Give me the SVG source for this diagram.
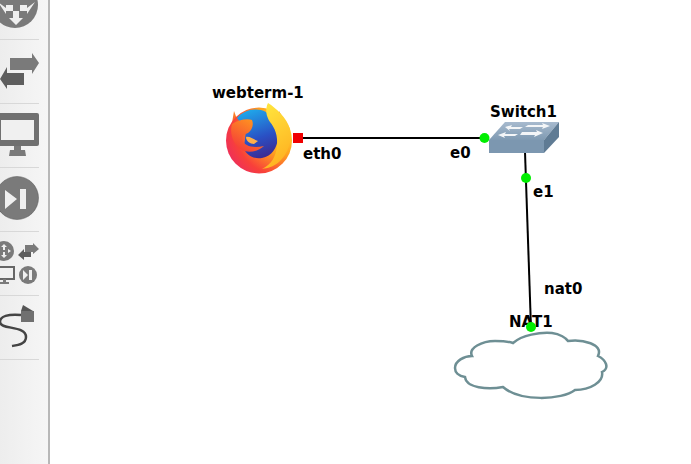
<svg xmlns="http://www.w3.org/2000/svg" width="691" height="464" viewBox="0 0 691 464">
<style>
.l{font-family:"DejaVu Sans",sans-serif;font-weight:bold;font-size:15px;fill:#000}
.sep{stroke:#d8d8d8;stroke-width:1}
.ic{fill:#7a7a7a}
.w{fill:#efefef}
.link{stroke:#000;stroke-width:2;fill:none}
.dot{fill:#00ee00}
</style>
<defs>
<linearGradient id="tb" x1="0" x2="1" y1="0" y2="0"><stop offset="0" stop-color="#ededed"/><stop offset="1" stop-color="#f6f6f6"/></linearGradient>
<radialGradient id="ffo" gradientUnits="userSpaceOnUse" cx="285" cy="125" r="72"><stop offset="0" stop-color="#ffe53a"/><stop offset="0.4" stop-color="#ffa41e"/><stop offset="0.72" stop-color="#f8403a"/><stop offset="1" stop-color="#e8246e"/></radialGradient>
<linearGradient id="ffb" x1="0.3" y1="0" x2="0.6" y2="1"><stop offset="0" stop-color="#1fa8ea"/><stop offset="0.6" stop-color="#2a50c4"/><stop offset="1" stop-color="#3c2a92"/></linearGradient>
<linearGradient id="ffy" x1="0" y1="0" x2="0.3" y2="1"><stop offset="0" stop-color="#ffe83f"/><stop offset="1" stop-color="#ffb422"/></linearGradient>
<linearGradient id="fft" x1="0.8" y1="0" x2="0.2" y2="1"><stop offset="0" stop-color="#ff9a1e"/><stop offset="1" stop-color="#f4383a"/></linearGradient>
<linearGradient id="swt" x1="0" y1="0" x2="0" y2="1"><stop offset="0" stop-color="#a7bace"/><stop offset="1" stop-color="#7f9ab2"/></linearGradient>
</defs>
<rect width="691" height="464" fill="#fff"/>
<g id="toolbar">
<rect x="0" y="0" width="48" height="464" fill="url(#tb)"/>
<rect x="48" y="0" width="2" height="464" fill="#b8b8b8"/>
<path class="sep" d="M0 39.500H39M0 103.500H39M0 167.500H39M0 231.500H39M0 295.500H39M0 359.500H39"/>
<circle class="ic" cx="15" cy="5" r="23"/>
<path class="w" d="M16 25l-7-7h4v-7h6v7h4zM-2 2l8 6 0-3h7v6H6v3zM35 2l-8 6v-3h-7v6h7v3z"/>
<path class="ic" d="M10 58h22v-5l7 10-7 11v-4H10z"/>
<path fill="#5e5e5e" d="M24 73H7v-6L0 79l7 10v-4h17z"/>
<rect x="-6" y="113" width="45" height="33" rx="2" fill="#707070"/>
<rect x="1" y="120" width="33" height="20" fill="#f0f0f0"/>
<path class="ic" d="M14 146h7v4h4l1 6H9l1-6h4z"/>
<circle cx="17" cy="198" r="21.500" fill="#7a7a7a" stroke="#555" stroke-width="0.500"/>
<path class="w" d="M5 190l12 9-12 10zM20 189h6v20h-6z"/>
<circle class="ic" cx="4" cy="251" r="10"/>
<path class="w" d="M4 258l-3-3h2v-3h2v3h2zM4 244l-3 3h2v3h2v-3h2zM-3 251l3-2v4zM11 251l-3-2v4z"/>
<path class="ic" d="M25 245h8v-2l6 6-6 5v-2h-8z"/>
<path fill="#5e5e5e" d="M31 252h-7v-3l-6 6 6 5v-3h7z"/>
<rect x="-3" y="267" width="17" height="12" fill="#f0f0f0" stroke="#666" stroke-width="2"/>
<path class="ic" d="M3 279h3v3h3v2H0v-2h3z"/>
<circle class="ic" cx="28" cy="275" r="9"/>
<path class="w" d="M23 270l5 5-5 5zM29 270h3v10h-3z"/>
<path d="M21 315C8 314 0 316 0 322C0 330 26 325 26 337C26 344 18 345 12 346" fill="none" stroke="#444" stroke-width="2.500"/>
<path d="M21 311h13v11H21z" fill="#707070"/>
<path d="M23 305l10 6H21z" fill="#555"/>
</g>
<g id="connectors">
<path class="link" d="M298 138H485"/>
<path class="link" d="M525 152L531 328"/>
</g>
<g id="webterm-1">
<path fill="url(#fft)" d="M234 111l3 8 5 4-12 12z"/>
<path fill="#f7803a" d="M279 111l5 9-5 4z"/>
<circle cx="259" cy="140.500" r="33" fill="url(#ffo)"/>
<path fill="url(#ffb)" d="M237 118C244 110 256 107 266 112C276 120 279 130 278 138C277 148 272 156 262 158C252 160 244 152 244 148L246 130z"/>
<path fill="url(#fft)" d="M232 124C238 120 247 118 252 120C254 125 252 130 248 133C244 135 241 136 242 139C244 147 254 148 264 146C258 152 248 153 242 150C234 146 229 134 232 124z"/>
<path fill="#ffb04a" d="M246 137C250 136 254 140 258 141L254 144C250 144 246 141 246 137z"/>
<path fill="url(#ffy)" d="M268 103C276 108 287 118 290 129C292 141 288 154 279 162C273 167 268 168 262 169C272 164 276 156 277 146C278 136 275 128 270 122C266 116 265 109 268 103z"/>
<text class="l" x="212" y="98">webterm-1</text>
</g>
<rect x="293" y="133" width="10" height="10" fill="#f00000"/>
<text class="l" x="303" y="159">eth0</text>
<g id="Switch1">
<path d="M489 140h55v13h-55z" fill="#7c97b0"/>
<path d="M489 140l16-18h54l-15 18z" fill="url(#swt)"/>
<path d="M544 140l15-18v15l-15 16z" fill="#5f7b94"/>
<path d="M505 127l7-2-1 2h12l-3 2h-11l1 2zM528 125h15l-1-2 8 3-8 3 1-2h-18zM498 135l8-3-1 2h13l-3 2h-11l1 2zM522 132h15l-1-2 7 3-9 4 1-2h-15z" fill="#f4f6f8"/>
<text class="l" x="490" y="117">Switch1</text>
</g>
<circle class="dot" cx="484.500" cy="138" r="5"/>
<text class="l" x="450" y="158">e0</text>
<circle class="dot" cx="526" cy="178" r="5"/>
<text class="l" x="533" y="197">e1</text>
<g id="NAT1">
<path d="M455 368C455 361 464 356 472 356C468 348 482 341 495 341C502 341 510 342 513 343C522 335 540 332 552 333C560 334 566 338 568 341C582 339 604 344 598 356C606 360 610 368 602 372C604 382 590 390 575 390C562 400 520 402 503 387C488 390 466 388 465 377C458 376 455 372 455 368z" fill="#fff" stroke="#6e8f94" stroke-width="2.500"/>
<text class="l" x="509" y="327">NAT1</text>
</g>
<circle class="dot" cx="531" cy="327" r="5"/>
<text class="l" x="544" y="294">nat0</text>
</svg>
○ ○ ○ ○ ○ ○ ○
- SET PROBLEM:
Set down the complete material exactly, but do not include the images.

- WRITTEN SOLUTION:
Give me the SVG source for this diagram.
<svg xmlns="http://www.w3.org/2000/svg" width="691" height="464" viewBox="0 0 691 464">
<style>
.l{font-family:"DejaVu Sans",sans-serif;font-weight:bold;font-size:15px;fill:#000}
.sep{stroke:#d8d8d8;stroke-width:1}
.ic{fill:#7a7a7a}
.w{fill:#efefef}
.link{stroke:#000;stroke-width:2;fill:none}
.dot{fill:#00ee00}
</style>
<defs>
<linearGradient id="tb" x1="0" x2="1" y1="0" y2="0"><stop offset="0" stop-color="#ededed"/><stop offset="1" stop-color="#f6f6f6"/></linearGradient>
<radialGradient id="ffo" gradientUnits="userSpaceOnUse" cx="285" cy="125" r="72"><stop offset="0" stop-color="#ffe53a"/><stop offset="0.4" stop-color="#ffa41e"/><stop offset="0.72" stop-color="#f8403a"/><stop offset="1" stop-color="#e8246e"/></radialGradient>
<linearGradient id="ffb" x1="0.3" y1="0" x2="0.6" y2="1"><stop offset="0" stop-color="#1fa8ea"/><stop offset="0.6" stop-color="#2a50c4"/><stop offset="1" stop-color="#3c2a92"/></linearGradient>
<linearGradient id="ffy" x1="0" y1="0" x2="0.3" y2="1"><stop offset="0" stop-color="#ffe83f"/><stop offset="1" stop-color="#ffb422"/></linearGradient>
<linearGradient id="fft" x1="0.8" y1="0" x2="0.2" y2="1"><stop offset="0" stop-color="#ff9a1e"/><stop offset="1" stop-color="#f4383a"/></linearGradient>
<linearGradient id="swt" x1="0" y1="0" x2="0" y2="1"><stop offset="0" stop-color="#a7bace"/><stop offset="1" stop-color="#7f9ab2"/></linearGradient>
</defs>
<rect width="691" height="464" fill="#fff"/>
<g id="toolbar">
<rect x="0" y="0" width="48" height="464" fill="url(#tb)"/>
<rect x="48" y="0" width="2" height="464" fill="#b8b8b8"/>
<path class="sep" d="M0 39.500H39M0 103.500H39M0 167.500H39M0 231.500H39M0 295.500H39M0 359.500H39"/>
<circle class="ic" cx="15" cy="5" r="23"/>
<path class="w" d="M16 25l-7-7h4v-7h6v7h4zM-2 2l8 6 0-3h7v6H6v3zM35 2l-8 6v-3h-7v6h7v3z"/>
<path class="ic" d="M10 58h22v-5l7 10-7 11v-4H10z"/>
<path fill="#5e5e5e" d="M24 73H7v-6L0 79l7 10v-4h17z"/>
<rect x="-6" y="113" width="45" height="33" rx="2" fill="#707070"/>
<rect x="1" y="120" width="33" height="20" fill="#f0f0f0"/>
<path class="ic" d="M14 146h7v4h4l1 6H9l1-6h4z"/>
<circle cx="17" cy="198" r="21.500" fill="#7a7a7a" stroke="#555" stroke-width="0.500"/>
<path class="w" d="M5 190l12 9-12 10zM20 189h6v20h-6z"/>
<circle class="ic" cx="4" cy="251" r="10"/>
<path class="w" d="M4 258l-3-3h2v-3h2v3h2zM4 244l-3 3h2v3h2v-3h2zM-3 251l3-2v4zM11 251l-3-2v4z"/>
<path class="ic" d="M25 245h8v-2l6 6-6 5v-2h-8z"/>
<path fill="#5e5e5e" d="M31 252h-7v-3l-6 6 6 5v-3h7z"/>
<rect x="-3" y="267" width="17" height="12" fill="#f0f0f0" stroke="#666" stroke-width="2"/>
<path class="ic" d="M3 279h3v3h3v2H0v-2h3z"/>
<circle class="ic" cx="28" cy="275" r="9"/>
<path class="w" d="M23 270l5 5-5 5zM29 270h3v10h-3z"/>
<path d="M21 315C8 314 0 316 0 322C0 330 26 325 26 337C26 344 18 345 12 346" fill="none" stroke="#444" stroke-width="2.500"/>
<path d="M21 311h13v11H21z" fill="#707070"/>
<path d="M23 305l10 6H21z" fill="#555"/>
</g>
<g id="connectors">
<path class="link" d="M298 138H485"/>
<path class="link" d="M525 152L531 328"/>
</g>
<g id="webterm-1">
<path fill="url(#fft)" d="M234 111l3 8 5 4-12 12z"/>
<path fill="#f7803a" d="M279 111l5 9-5 4z"/>
<circle cx="259" cy="140.500" r="33" fill="url(#ffo)"/>
<path fill="url(#ffb)" d="M237 118C244 110 256 107 266 112C276 120 279 130 278 138C277 148 272 156 262 158C252 160 244 152 244 148L246 130z"/>
<path fill="url(#fft)" d="M232 124C238 120 247 118 252 120C254 125 252 130 248 133C244 135 241 136 242 139C244 147 254 148 264 146C258 152 248 153 242 150C234 146 229 134 232 124z"/>
<path fill="#ffb04a" d="M246 137C250 136 254 140 258 141L254 144C250 144 246 141 246 137z"/>
<path fill="url(#ffy)" d="M268 103C276 108 287 118 290 129C292 141 288 154 279 162C273 167 268 168 262 169C272 164 276 156 277 146C278 136 275 128 270 122C266 116 265 109 268 103z"/>
<text class="l" x="212" y="98">webterm-1</text>
</g>
<rect x="293" y="133" width="10" height="10" fill="#f00000"/>
<text class="l" x="303" y="159">eth0</text>
<g id="Switch1">
<path d="M489 140h55v13h-55z" fill="#7c97b0"/>
<path d="M489 140l16-18h54l-15 18z" fill="url(#swt)"/>
<path d="M544 140l15-18v15l-15 16z" fill="#5f7b94"/>
<path d="M505 127l7-2-1 2h12l-3 2h-11l1 2zM528 125h15l-1-2 8 3-8 3 1-2h-18zM498 135l8-3-1 2h13l-3 2h-11l1 2zM522 132h15l-1-2 7 3-9 4 1-2h-15z" fill="#f4f6f8"/>
<text class="l" x="490" y="117">Switch1</text>
</g>
<circle class="dot" cx="484.500" cy="138" r="5"/>
<text class="l" x="450" y="158">e0</text>
<circle class="dot" cx="526" cy="178" r="5"/>
<text class="l" x="533" y="197">e1</text>
<g id="NAT1">
<path d="M455 368C455 361 464 356 472 356C468 348 482 341 495 341C502 341 510 342 513 343C522 335 540 332 552 333C560 334 566 338 568 341C582 339 604 344 598 356C606 360 610 368 602 372C604 382 590 390 575 390C562 400 520 402 503 387C488 390 466 388 465 377C458 376 455 372 455 368z" fill="#fff" stroke="#6e8f94" stroke-width="2.500"/>
<text class="l" x="509" y="327">NAT1</text>
</g>
<circle class="dot" cx="531" cy="327" r="5"/>
<text class="l" x="544" y="294">nat0</text>
</svg>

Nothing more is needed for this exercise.